Cortrinkau's Blog

Excerpted from the book "On the High Uplands: Sagas, Songs, Tales, and Legends of the Carpathians" by Stanisław Vincenz. This excerpt describes the "toloka," a band of volunteers that do manual labor in return for food, drink, and festivities.

The work proceeds in a spirit of merriment and fun and a mood of rivalry, so that it becomes rather like a sporting event. A long day of hard labour is followed by the entertainment—music, dancing, singing, story-telling, all the social amusements peculiar to the mountain-dweller. They dance everywhere: in the cottage, on the verandah, in the barn and in the open.

The love of dancing is universal and embraces all Hucul life. People of mature years and staid appearance, even the aged, all dance. The song tells of a farmer who danced so fervently that he even danced past his own salvation. "When I die, then I'll go to heaven. If they drive me out, I'll go and play my music."

There are many Hucul dances. The most common is the "kolo", the dance in a ring, which is called here the "Huculka". As many as twenty people, all linking arms, go swinging round with terrific impetus, accelerating the tempo until they are giddy. Sometimes the musicians start with the tempo for a whirlwind dance, sometimes they approach the climax gradually. The men vary the dance by squatting close to the ground and taking great leaps upward and sideways, and by shouting, singing, and firing their pistols. Sometimes one or more couples dance separately inside the ring; and then, while the ring spins round rapidly, but evenly and regularly like a wheel, the dancers shut inside dance more and more furiously.

The most extraordinary Hucul dances are those of men alone. There is the Robber dance, called the "arkan" (lasso), with its brisk rhythms and violent spins, each man choosing exactly the right moment for the spin. There is the very old dance called the "kruhlek", in which the dancers whirl round with raised axes. Both the "kruhlek" and the festive dances at Christmas-time reveal how much significance the weapon had in the old-time dance. The old stories relate that in former days sharp and heavy spiked axes were flung into the air to whistle threateningly above the dancers' heads, and there was so much firing of pistols that nothing could be seen through the thick smoke. Axe after axe flew merrily into the air through the smoke, and axe after axe fell, yet somehow no one was ever knocked down or hurt.

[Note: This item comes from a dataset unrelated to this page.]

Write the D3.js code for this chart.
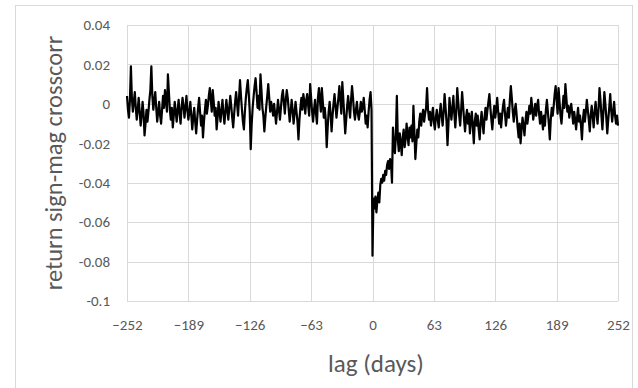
<!DOCTYPE html>
<html><head><meta charset="utf-8">
<script src="https://cdn.jsdelivr.net/npm/d3@7"></script>
<style>body{margin:0;background:#fff}svg{display:block}</style>
</head><body>
<svg id="c" width="638" height="388"></svg>
<script>
const xTicks = [-252,-189,-126,-63,0,63,126,189,252];
const yTicks = [-0.1,-0.08,-0.06,-0.04,-0.02,0,0.02,0.04];
const yTickLabels = ["-0.1","-0.08","-0.06","-0.04","-0.02","0","0.02","0.04"];
const xTitle = "lag (days)";
const yTitle = "return sign-mag crosscorr";
const lagStart = -252;
// lags -252 .. -1
const valuesNeg = [
 0.004,-0.003,-0.007,0.002,0.019,0.003,-0.004,0.001,0.006,-0.002,-0.008,-0.003,
 0.003,-0.004,-0.011,-0.006,0.001,-0.005,-0.016,-0.010,-0.003,-0.009,-0.004,0.002,
 0.007,0.019,0.004,-0.003,0.002,0.006,-0.002,-0.009,-0.004,0.001,-0.006,-0.010,
 -0.003,0.004,-0.002,0.007,0.002,-0.004,0.015,0.006,-0.003,-0.008,-0.002,-0.012,
 -0.006,0.001,-0.004,-0.009,-0.003,0.002,-0.005,-0.010,-0.002,0.003,-0.001,-0.007,
 -0.002,0.004,-0.003,-0.008,-0.004,0.001,-0.006,-0.013,-0.007,-0.002,-0.009,-0.015,
 -0.008,-0.002,0.003,-0.004,-0.011,-0.006,-0.017,-0.009,-0.003,0.002,-0.005,-0.001,
 0.004,0.008,0.002,-0.004,0.007,0.001,-0.006,-0.002,-0.013,-0.007,0.001,-0.004,
 -0.009,-0.003,0.002,-0.005,-0.010,-0.004,0.002,-0.003,-0.008,-0.002,0.004,-0.001,
 -0.007,-0.012,-0.005,0.001,0.006,0.000,-0.006,0.003,0.012,0.004,-0.003,-0.009,
 -0.013,-0.004,0.003,0.008,0.012,0.005,-0.004,-0.023,-0.010,-0.002,0.004,0.009,
 0.013,0.006,-0.002,0.004,-0.003,0.015,0.007,-0.002,-0.006,-0.014,-0.007,-0.001,
 0.004,0.010,0.003,-0.004,0.001,-0.002,-0.006,0.000,-0.005,-0.010,-0.004,0.002,
 -0.003,-0.008,-0.002,0.004,0.007,0.001,-0.005,0.002,0.007,0.003,-0.003,-0.009,
 -0.004,0.002,-0.003,-0.010,-0.005,0.001,-0.004,-0.009,-0.018,-0.008,-0.002,0.003,
 -0.003,0.005,0.001,-0.005,0.002,0.005,-0.001,-0.006,0.010,0.003,-0.004,-0.009,
 -0.003,0.002,-0.005,-0.010,0.003,0.008,0.002,-0.004,0.008,0.001,-0.007,-0.002,
 -0.008,-0.022,-0.012,-0.004,0.001,-0.005,-0.014,-0.006,0.000,0.005,-0.001,-0.007,
 -0.002,0.003,0.009,0.002,-0.005,0.011,0.003,-0.006,-0.015,-0.008,-0.001,0.004,
 -0.002,-0.007,0.002,0.009,0.003,-0.004,-0.008,-0.003,0.001,-0.005,-0.008,-0.004,
 0.001,-0.004,-0.002,0.003,-0.003,-0.010,-0.006,-0.012,-0.004,0.002,0.006,-0.003
];
// lag 0
const valueZero = [-0.077];
// lags 1 .. 252
const valuesPos = [
 -0.048,-0.053,-0.047,-0.055,-0.049,-0.045,-0.050,-0.041,-0.038,-0.040,-0.036,-0.039,
 -0.034,-0.036,-0.031,-0.029,-0.033,-0.028,-0.030,-0.040,-0.012,-0.020,-0.025,-0.016,
 0.004,-0.018,-0.024,-0.015,-0.020,-0.026,-0.017,-0.013,-0.022,-0.018,-0.010,-0.016,
 -0.021,-0.012,-0.017,-0.011,-0.019,-0.001,-0.014,-0.028,-0.020,-0.013,-0.017,-0.009,
 -0.005,-0.011,-0.006,-0.003,-0.009,-0.005,-0.002,0.008,-0.003,-0.008,-0.004,-0.011,
 -0.006,-0.002,-0.009,-0.013,-0.007,-0.003,-0.008,-0.012,-0.005,0.000,-0.006,-0.011,
 -0.004,0.005,-0.002,-0.009,-0.021,-0.010,0.003,-0.003,-0.008,-0.002,0.004,-0.005,
 -0.012,-0.004,0.008,0.001,-0.006,-0.011,-0.003,0.006,-0.001,-0.008,-0.014,-0.007,
 -0.003,-0.010,-0.005,-0.015,-0.008,-0.004,-0.012,-0.020,-0.009,-0.005,-0.011,-0.006,
 -0.013,-0.018,-0.009,-0.004,-0.010,-0.015,-0.007,-0.002,-0.008,-0.003,0.001,0.005,
 -0.002,-0.008,-0.013,-0.006,-0.001,-0.007,-0.003,0.003,-0.004,-0.010,-0.005,-0.012,
 -0.006,-0.001,0.002,-0.005,-0.011,-0.006,-0.002,-0.007,0.002,0.009,0.003,-0.004,
 -0.009,-0.003,0.000,-0.006,-0.012,-0.017,-0.010,-0.020,-0.013,-0.007,-0.011,-0.016,
 -0.009,-0.004,-0.010,-0.006,-0.001,-0.005,0.003,-0.002,-0.008,-0.004,0.000,-0.006,
 -0.001,0.002,-0.005,-0.010,-0.004,-0.008,-0.013,-0.006,-0.011,-0.003,0.002,-0.004,
 -0.010,-0.018,-0.008,-0.002,-0.006,-0.001,0.005,0.009,0.002,-0.005,0.008,0.001,
 -0.006,-0.010,-0.003,0.004,-0.002,0.010,0.003,-0.004,-0.001,-0.007,-0.003,0.000,
 -0.005,-0.010,-0.004,-0.008,-0.013,-0.007,-0.002,-0.009,-0.006,-0.011,-0.018,-0.008,
 -0.003,-0.009,-0.004,0.002,-0.003,-0.008,-0.014,-0.006,-0.001,-0.006,-0.012,-0.004,
 0.001,-0.005,-0.010,-0.003,0.008,0.002,-0.006,-0.013,-0.004,0.006,0.000,-0.007,
 -0.015,-0.008,-0.002,0.005,-0.003,-0.009,-0.004,0.001,-0.006,-0.010,-0.006,-0.011
];

const values = valuesNeg.concat(valueZero, valuesPos);
const data = values.map((v,i)=>({lag: lagStart+i, v}));

const svg = d3.select("#c");
const font = "Carlito, Calibri, Lato, 'Open Sans', sans-serif";
const txt = "#595959";
const grid = "#d9d9d9";

const L = 127, R = 618, T = 25, B = 301;
const x = d3.scaleLinear().domain([-252,252]).range([L,R]);
const y = d3.scaleLinear().domain([-0.1,0.04]).range([B,T]);

svg.append("rect").attr("x",15.5).attr("y",5.5).attr("width",617).attr("height",400)
  .attr("fill","none").attr("stroke","#d9d9d9");

// gridlines
svg.append("g").selectAll("line").data(yTicks).join("line")
  .attr("x1",L).attr("x2",R).attr("y1",d=>Math.round(y(d))+0.5).attr("y2",d=>Math.round(y(d))+0.5)
  .attr("stroke",grid).attr("stroke-width",1);
svg.append("g").selectAll("line").data(xTicks).join("line")
  .attr("y1",T).attr("y2",B).attr("x1",d=>Math.round(x(d))+0.5).attr("x2",d=>Math.round(x(d))+0.5)
  .attr("stroke",grid).attr("stroke-width",1);

// axes (labels only)
const xAxis = d3.axisBottom(x).tickValues(xTicks).tickSize(0).tickPadding(18).tickFormat(d3.format("d"));
const gx = svg.append("g").attr("transform",`translate(0,${B})`).call(xAxis);
gx.select(".domain").remove();
gx.selectAll("text").attr("fill",txt).style("font-family",font).style("font-size","15px");

const yAxis = d3.axisLeft(y).tickValues(yTicks).tickSize(0).tickPadding(17)
  .tickFormat((d,i)=>yTickLabels[i]);
const gy = svg.append("g").attr("transform",`translate(${L},0)`).call(yAxis);
gy.select(".domain").remove();
gy.selectAll("text").attr("fill",txt).style("font-family",font).style("font-size","15px");

// line
svg.append("path").datum(data)
  .attr("fill","none").attr("stroke","#000").attr("stroke-width",2.2).attr("stroke-linejoin","round")
  .attr("d", d3.line().x(d=>x(d.lag)).y(d=>y(d.v)));

// titles
svg.append("text").attr("x",376).attr("y",372).attr("text-anchor","middle")
  .attr("fill",txt).style("font-family",font).style("font-size","25px").text(xTitle);
svg.append("text").attr("transform",`translate(62,${(T+B)/2}) rotate(-90)`).attr("text-anchor","middle")
  .attr("fill",txt).style("font-family",font).style("font-size","24.5px").text(yTitle);
</script>
</body></html>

For people and families living in remote places, the "toloka", volunteer group labour, is an event of no little importance. The young enjoy themselves, the lads make up to the girls, the staid elders exchange thoughts. Often newly composed verses dealing with various events are sung, with a moving effect on the listeners. Sometimes a well-known story-teller or a chance volunteer holds the attention, keeping all the gathering spellbound with some fairy-tale, legend or story; and then the walls of the cottage seem to open, and tracks and precipices appear, with bands of brigands on nimble horses, youngsters armoured in gleaming brass, the bastions of Hungarian castles perched on cliffs, and the whirling glass palaces of dragons. Sometimes an old man with long grey hair sits down in the middle of the room, well away from the enormous hearth and chimney; and as the listeners crowd on to the benches, stools, and fireside seats, to the sound of cymbals and violins he sings in a recitative, beginning his story with:

"Listen, good people, to what I have to tell."